# [Dataset section]
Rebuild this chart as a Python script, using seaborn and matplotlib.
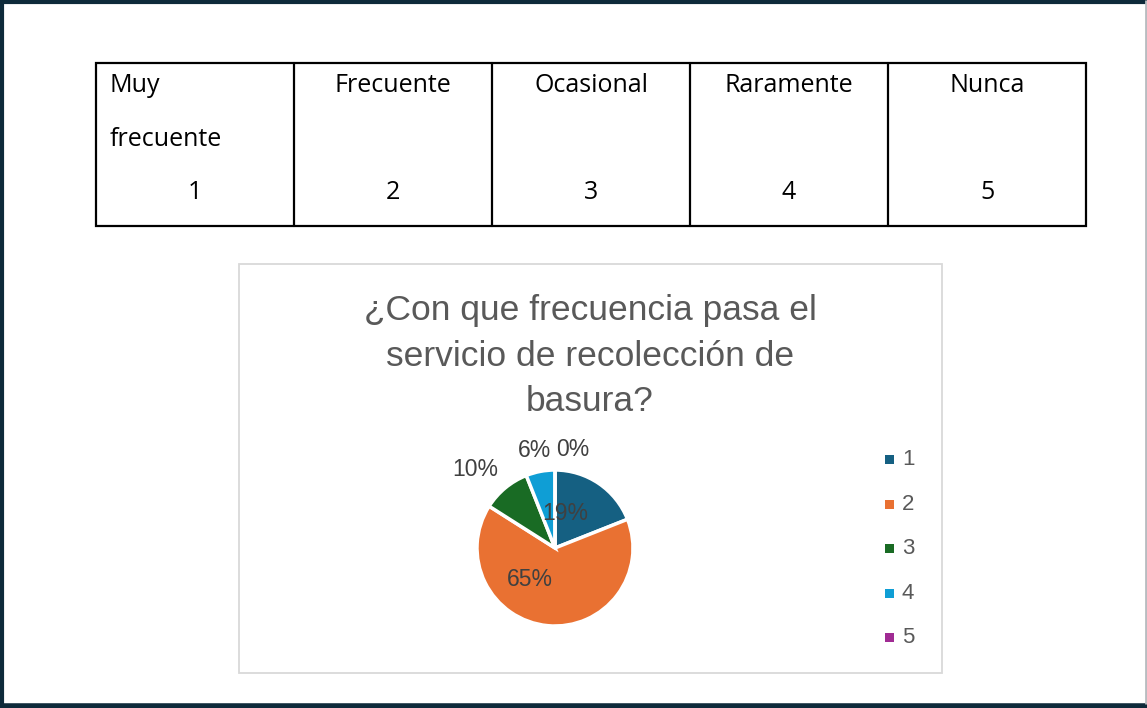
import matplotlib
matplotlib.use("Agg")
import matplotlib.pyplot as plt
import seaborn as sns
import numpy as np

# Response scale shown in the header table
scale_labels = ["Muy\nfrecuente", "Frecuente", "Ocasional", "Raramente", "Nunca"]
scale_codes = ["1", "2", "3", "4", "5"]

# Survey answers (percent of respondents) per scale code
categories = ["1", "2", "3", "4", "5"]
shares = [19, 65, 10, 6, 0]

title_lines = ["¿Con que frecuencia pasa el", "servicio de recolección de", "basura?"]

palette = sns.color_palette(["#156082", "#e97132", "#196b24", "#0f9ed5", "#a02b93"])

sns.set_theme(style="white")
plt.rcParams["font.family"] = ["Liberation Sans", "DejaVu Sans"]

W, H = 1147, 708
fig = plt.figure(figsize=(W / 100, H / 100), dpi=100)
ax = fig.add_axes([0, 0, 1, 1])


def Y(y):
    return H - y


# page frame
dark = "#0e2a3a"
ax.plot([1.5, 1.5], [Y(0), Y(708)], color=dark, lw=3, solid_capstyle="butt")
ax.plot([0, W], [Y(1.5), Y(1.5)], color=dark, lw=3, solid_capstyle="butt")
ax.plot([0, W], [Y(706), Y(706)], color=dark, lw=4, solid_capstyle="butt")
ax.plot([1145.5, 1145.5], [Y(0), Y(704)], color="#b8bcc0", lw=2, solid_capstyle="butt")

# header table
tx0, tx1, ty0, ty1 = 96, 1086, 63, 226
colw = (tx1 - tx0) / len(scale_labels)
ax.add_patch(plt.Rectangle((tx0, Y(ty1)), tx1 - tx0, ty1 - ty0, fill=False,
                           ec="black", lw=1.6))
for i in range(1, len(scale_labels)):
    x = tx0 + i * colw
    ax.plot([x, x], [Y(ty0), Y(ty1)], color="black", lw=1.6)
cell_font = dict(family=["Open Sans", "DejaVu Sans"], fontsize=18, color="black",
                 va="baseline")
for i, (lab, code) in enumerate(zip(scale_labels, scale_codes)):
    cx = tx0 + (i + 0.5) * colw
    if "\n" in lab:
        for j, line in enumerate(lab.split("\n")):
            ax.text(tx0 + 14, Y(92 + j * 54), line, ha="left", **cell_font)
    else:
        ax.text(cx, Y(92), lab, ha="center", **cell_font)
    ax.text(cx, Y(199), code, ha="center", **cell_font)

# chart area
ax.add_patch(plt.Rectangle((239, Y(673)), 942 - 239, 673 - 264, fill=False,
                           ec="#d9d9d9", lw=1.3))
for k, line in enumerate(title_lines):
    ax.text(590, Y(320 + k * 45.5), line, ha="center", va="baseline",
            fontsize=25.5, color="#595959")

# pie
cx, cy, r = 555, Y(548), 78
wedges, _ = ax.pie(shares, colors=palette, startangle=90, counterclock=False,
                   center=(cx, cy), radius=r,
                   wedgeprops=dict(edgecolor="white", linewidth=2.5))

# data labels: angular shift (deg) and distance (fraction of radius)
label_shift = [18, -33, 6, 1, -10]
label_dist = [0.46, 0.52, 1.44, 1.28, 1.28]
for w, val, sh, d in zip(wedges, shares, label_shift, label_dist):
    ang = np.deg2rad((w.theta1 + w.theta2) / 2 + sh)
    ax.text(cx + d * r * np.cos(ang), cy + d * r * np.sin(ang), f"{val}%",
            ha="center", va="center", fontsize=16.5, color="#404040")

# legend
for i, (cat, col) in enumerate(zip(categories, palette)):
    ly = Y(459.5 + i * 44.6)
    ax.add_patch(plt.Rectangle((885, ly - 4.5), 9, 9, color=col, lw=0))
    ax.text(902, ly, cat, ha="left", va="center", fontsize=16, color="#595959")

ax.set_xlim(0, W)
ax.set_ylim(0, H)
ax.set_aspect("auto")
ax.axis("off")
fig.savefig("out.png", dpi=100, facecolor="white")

# [Stated goal]
From the material above, copy everything exactly but the pictures.

# [Final result]
Rebuild this chart as a Python script, using seaborn and matplotlib.
import matplotlib
matplotlib.use("Agg")
import matplotlib.pyplot as plt
import seaborn as sns
import numpy as np

# Response scale shown in the header table
scale_labels = ["Muy\nfrecuente", "Frecuente", "Ocasional", "Raramente", "Nunca"]
scale_codes = ["1", "2", "3", "4", "5"]

# Survey answers (percent of respondents) per scale code
categories = ["1", "2", "3", "4", "5"]
shares = [19, 65, 10, 6, 0]

title_lines = ["¿Con que frecuencia pasa el", "servicio de recolección de", "basura?"]

palette = sns.color_palette(["#156082", "#e97132", "#196b24", "#0f9ed5", "#a02b93"])

sns.set_theme(style="white")
plt.rcParams["font.family"] = ["Liberation Sans", "DejaVu Sans"]

W, H = 1147, 708
fig = plt.figure(figsize=(W / 100, H / 100), dpi=100)
ax = fig.add_axes([0, 0, 1, 1])


def Y(y):
    return H - y


# page frame
dark = "#0e2a3a"
ax.plot([1.5, 1.5], [Y(0), Y(708)], color=dark, lw=3, solid_capstyle="butt")
ax.plot([0, W], [Y(1.5), Y(1.5)], color=dark, lw=3, solid_capstyle="butt")
ax.plot([0, W], [Y(706), Y(706)], color=dark, lw=4, solid_capstyle="butt")
ax.plot([1145.5, 1145.5], [Y(0), Y(704)], color="#b8bcc0", lw=2, solid_capstyle="butt")

# header table
tx0, tx1, ty0, ty1 = 96, 1086, 63, 226
colw = (tx1 - tx0) / len(scale_labels)
ax.add_patch(plt.Rectangle((tx0, Y(ty1)), tx1 - tx0, ty1 - ty0, fill=False,
                           ec="black", lw=1.6))
for i in range(1, len(scale_labels)):
    x = tx0 + i * colw
    ax.plot([x, x], [Y(ty0), Y(ty1)], color="black", lw=1.6)
cell_font = dict(family=["Open Sans", "DejaVu Sans"], fontsize=18, color="black",
                 va="baseline")
for i, (lab, code) in enumerate(zip(scale_labels, scale_codes)):
    cx = tx0 + (i + 0.5) * colw
    if "\n" in lab:
        for j, line in enumerate(lab.split("\n")):
            ax.text(tx0 + 14, Y(92 + j * 54), line, ha="left", **cell_font)
    else:
        ax.text(cx, Y(92), lab, ha="center", **cell_font)
    ax.text(cx, Y(199), code, ha="center", **cell_font)

# chart area
ax.add_patch(plt.Rectangle((239, Y(673)), 942 - 239, 673 - 264, fill=False,
                           ec="#d9d9d9", lw=1.3))
for k, line in enumerate(title_lines):
    ax.text(590, Y(320 + k * 45.5), line, ha="center", va="baseline",
            fontsize=25.5, color="#595959")

# pie
cx, cy, r = 555, Y(548), 78
wedges, _ = ax.pie(shares, colors=palette, startangle=90, counterclock=False,
                   center=(cx, cy), radius=r,
                   wedgeprops=dict(edgecolor="white", linewidth=2.5))

# data labels: angular shift (deg) and distance (fraction of radius)
label_shift = [18, -33, 6, 1, -10]
label_dist = [0.46, 0.52, 1.44, 1.28, 1.28]
for w, val, sh, d in zip(wedges, shares, label_shift, label_dist):
    ang = np.deg2rad((w.theta1 + w.theta2) / 2 + sh)
    ax.text(cx + d * r * np.cos(ang), cy + d * r * np.sin(ang), f"{val}%",
            ha="center", va="center", fontsize=16.5, color="#404040")

# legend
for i, (cat, col) in enumerate(zip(categories, palette)):
    ly = Y(459.5 + i * 44.6)
    ax.add_patch(plt.Rectangle((885, ly - 4.5), 9, 9, color=col, lw=0))
    ax.text(902, ly, cat, ha="left", va="center", fontsize=16, color="#595959")

ax.set_xlim(0, W)
ax.set_ylim(0, H)
ax.set_aspect("auto")
ax.axis("off")
fig.savefig("out.png", dpi=100, facecolor="white")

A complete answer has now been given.